Consistently missing attacks or having notes not speak clearly often points to a coordination issue between your tongue, air, and embouchure. Practice attacks on a single note very slowly: prepare your air and embouchure, then initiate the note with a crisp “TAH” tongue motion. The air should start simultaneously with the tongue’s release, not after.
If certain valve combinations are always out of tune, you must develop your ear and lip-adjustment skills. Use a tuner to learn exactly how much you need to “lip” a note down (by relaxing your embouchure slightly) or up (by firming it). Some advanced players use alternate fingerings in specific contexts to improve intonation.
From Practice Field to Performance
Your individual practice should be methodical. Start with breathing exercises and mouthpiece buzzing. Move to long tones and flexibility slurs. Then, practice scales and arpeggios with a tuner and metronome. Finally, work on your specific marching band music, starting slowly and gradually increasing the tempo.
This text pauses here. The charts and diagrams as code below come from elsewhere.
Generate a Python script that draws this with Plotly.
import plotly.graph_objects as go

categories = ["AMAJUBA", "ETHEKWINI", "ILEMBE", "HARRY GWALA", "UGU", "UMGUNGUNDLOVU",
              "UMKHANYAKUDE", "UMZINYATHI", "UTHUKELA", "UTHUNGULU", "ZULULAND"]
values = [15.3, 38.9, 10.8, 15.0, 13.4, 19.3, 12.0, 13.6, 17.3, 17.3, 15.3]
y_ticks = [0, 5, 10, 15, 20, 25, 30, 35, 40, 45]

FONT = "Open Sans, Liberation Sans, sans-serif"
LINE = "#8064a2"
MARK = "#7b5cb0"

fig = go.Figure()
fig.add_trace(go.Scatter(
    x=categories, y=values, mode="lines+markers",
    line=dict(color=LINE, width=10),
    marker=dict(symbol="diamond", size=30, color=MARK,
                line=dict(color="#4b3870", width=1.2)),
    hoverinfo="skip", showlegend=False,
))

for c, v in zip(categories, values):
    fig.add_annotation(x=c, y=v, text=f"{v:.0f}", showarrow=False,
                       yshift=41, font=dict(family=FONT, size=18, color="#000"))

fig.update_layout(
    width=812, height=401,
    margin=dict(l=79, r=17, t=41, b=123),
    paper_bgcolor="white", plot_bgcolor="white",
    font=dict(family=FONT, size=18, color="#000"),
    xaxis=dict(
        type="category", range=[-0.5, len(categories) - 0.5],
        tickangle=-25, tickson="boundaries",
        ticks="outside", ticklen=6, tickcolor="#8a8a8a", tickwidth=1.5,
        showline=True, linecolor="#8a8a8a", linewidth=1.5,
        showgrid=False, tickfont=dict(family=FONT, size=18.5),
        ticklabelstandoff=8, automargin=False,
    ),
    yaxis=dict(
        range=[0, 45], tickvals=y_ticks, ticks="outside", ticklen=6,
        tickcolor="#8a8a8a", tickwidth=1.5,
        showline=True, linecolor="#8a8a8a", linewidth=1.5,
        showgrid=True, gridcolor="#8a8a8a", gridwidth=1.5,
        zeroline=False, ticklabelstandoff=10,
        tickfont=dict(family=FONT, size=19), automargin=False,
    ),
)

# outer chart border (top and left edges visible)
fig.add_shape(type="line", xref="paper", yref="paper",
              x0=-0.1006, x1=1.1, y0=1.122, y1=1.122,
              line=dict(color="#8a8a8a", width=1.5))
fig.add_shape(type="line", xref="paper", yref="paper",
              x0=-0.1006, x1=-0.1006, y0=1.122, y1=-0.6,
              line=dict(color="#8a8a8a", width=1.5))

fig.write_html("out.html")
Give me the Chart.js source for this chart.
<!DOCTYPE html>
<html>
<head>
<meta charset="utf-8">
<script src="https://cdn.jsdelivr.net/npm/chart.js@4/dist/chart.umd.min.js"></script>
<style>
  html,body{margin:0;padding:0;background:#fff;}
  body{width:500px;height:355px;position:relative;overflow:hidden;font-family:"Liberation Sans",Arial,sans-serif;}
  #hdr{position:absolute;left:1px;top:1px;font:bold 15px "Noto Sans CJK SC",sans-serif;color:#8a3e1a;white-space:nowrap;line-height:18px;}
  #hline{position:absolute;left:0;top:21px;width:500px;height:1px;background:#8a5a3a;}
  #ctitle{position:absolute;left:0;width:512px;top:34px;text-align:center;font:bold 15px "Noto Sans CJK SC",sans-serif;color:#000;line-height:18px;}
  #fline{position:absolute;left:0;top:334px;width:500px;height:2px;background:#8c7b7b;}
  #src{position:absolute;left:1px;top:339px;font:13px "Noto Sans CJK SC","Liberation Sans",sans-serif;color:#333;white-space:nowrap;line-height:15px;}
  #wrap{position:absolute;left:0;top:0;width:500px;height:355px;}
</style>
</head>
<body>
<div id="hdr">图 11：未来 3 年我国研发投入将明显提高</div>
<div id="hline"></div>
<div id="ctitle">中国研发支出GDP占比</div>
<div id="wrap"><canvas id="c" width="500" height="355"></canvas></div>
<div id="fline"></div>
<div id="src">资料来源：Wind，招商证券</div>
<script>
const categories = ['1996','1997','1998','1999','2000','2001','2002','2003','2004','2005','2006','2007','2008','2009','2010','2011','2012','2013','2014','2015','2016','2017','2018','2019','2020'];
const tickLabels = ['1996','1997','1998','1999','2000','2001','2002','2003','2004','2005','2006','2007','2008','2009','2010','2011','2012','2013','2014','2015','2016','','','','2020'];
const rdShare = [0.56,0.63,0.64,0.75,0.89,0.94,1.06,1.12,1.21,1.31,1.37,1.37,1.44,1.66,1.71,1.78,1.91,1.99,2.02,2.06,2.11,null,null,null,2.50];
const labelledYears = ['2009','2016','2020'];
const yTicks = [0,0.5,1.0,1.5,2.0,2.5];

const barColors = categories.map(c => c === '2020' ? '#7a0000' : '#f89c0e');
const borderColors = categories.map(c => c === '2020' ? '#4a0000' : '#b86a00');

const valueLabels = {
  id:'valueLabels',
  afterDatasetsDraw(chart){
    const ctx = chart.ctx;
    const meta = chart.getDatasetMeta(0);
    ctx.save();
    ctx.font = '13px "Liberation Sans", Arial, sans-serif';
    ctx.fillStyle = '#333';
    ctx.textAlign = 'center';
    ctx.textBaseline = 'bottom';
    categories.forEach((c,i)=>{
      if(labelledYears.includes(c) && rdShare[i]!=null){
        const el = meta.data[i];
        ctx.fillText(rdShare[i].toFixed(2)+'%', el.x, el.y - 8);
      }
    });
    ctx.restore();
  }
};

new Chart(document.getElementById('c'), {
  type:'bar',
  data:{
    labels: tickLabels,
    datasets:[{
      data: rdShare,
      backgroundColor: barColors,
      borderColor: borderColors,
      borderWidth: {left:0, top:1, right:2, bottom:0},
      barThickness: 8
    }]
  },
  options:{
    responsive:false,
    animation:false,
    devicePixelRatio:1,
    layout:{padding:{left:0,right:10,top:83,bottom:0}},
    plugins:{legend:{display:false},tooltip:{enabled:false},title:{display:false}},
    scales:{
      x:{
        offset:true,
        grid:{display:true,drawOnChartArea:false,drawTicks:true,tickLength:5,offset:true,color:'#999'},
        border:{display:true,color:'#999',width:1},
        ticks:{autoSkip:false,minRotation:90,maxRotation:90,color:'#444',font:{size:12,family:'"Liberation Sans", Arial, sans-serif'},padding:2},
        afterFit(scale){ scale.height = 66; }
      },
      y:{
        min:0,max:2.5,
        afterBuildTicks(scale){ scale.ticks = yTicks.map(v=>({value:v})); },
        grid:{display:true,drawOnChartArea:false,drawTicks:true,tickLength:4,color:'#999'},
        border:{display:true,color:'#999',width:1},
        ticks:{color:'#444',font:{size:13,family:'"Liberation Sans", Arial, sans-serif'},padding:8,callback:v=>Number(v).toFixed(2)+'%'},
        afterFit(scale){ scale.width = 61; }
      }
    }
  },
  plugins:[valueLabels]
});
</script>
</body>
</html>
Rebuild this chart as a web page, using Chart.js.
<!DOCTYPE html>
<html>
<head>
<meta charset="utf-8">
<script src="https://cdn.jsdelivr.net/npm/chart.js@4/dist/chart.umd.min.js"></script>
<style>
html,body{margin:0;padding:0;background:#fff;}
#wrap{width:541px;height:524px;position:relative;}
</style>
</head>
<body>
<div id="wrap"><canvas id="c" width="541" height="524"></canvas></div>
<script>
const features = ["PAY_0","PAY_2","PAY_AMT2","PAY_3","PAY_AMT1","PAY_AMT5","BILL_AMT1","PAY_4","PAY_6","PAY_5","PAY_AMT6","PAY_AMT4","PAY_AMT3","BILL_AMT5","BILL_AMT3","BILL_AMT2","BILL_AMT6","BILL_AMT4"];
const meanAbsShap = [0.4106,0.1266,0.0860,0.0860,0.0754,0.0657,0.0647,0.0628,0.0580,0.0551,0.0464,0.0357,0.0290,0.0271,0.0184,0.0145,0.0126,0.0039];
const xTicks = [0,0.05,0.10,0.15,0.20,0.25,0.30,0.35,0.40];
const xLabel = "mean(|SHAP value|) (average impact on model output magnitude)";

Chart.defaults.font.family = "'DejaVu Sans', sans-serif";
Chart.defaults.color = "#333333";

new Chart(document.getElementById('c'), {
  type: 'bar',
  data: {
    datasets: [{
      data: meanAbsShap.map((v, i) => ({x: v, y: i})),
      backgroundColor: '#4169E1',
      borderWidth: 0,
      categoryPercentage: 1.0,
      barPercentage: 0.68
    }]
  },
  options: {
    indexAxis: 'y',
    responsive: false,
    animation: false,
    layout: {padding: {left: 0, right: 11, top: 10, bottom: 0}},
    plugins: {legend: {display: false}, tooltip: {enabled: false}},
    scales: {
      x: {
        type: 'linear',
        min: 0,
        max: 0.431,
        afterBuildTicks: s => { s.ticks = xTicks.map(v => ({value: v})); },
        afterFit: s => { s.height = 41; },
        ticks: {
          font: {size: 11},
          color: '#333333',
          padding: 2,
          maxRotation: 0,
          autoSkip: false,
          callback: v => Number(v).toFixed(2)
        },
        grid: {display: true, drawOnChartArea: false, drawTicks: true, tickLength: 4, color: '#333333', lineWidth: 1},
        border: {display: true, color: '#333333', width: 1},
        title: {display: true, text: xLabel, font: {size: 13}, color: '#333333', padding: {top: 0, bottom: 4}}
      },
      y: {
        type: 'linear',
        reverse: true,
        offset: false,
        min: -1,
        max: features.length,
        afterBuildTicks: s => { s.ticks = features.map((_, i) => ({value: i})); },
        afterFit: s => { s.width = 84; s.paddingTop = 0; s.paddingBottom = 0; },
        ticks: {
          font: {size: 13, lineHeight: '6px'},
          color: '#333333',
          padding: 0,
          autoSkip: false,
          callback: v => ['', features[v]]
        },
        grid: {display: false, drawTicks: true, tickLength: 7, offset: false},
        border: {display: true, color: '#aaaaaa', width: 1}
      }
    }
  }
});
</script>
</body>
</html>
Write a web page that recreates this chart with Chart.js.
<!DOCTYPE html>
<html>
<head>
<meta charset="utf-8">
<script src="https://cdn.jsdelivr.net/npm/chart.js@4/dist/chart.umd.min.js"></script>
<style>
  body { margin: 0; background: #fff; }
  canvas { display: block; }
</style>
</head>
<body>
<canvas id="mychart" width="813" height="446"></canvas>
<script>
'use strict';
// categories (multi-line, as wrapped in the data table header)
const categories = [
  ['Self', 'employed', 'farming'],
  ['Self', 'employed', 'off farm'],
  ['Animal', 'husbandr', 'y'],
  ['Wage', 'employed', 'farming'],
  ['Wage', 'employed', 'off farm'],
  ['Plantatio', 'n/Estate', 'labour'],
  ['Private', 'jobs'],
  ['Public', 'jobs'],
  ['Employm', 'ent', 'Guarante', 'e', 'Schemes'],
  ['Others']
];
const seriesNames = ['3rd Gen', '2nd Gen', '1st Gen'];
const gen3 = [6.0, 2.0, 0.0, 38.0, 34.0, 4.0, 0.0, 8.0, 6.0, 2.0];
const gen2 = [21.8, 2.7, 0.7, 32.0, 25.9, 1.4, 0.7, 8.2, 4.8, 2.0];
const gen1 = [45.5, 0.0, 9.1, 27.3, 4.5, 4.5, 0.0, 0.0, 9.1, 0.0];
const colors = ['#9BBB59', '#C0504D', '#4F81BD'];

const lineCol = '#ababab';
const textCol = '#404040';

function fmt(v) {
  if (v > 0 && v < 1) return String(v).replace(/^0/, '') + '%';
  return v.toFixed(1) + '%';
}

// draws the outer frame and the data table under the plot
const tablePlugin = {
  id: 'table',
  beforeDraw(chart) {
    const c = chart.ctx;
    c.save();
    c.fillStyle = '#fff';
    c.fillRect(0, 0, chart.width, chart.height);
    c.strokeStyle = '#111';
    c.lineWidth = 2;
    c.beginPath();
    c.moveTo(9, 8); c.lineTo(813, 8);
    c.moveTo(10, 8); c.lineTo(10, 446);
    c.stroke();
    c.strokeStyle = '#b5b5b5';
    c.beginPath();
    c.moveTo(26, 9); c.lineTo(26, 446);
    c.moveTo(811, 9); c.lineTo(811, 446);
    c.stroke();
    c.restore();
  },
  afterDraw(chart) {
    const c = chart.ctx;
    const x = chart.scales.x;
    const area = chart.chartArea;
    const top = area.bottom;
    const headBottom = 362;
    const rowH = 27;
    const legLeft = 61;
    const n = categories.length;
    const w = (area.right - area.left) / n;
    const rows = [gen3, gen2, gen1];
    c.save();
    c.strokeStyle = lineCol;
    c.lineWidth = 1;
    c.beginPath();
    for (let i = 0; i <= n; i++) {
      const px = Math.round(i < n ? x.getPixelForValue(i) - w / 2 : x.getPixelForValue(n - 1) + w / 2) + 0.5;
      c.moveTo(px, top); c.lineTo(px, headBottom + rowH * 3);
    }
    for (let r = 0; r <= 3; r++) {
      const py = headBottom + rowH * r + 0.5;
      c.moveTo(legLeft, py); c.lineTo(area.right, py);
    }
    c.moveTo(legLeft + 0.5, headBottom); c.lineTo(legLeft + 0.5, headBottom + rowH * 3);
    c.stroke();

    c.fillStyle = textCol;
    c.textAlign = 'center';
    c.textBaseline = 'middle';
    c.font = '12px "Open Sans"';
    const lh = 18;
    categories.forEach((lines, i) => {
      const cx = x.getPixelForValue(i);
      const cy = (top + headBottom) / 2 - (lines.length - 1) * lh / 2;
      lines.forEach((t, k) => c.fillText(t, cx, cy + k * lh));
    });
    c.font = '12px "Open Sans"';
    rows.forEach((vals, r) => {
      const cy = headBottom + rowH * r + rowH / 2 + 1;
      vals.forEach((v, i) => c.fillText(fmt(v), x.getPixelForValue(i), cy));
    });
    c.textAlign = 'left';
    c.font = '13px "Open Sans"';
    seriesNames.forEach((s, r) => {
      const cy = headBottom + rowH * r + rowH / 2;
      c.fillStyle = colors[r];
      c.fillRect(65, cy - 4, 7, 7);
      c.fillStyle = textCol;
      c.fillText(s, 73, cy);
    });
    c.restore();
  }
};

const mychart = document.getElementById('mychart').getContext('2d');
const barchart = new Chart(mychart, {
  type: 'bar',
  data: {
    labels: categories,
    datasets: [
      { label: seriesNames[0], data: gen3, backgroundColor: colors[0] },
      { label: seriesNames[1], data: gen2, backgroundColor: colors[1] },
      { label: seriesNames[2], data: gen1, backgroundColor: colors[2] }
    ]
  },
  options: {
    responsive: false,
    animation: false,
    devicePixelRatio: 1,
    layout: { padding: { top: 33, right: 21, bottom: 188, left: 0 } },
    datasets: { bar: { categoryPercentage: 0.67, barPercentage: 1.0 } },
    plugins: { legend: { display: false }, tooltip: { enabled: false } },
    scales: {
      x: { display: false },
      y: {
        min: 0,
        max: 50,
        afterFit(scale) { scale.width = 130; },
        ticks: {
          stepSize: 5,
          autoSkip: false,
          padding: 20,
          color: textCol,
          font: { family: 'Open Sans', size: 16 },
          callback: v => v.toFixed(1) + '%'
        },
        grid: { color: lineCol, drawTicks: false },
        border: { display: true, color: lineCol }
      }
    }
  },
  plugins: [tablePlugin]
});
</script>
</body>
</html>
When you join the full ensemble, listening becomes your most important skill. You must blend your tone with the other mellophones, match their articulation, and tune to the chord. The mellophone often plays the inner harmonies, so your role is to lock in with the low brass and woodwinds to create a solid, lush middle layer of sound.
Embrace the unique role of the mellophone. You are not a trumpet. You are not a French horn. You are the bridge that carries the warmth and lyricism of the horn family into the energetic, powerful world of the marching band. Mastering it requires patience and dedicated practice, but the reward is a commanding, beautiful voice that is absolutely essential to the sound of any great marching ensemble.
Your next step is to apply these fundamentals consistently. Set a daily practice routine, even if it’s just twenty minutes. Record yourself playing to identify areas for improvement. Seek feedback from your band director or section leader. The journey to becoming a proficient mellophonist is built one clear, in-tune note at a time, culminating in the powerful, unified sound of a hornline in perfect sync under the stadium lights.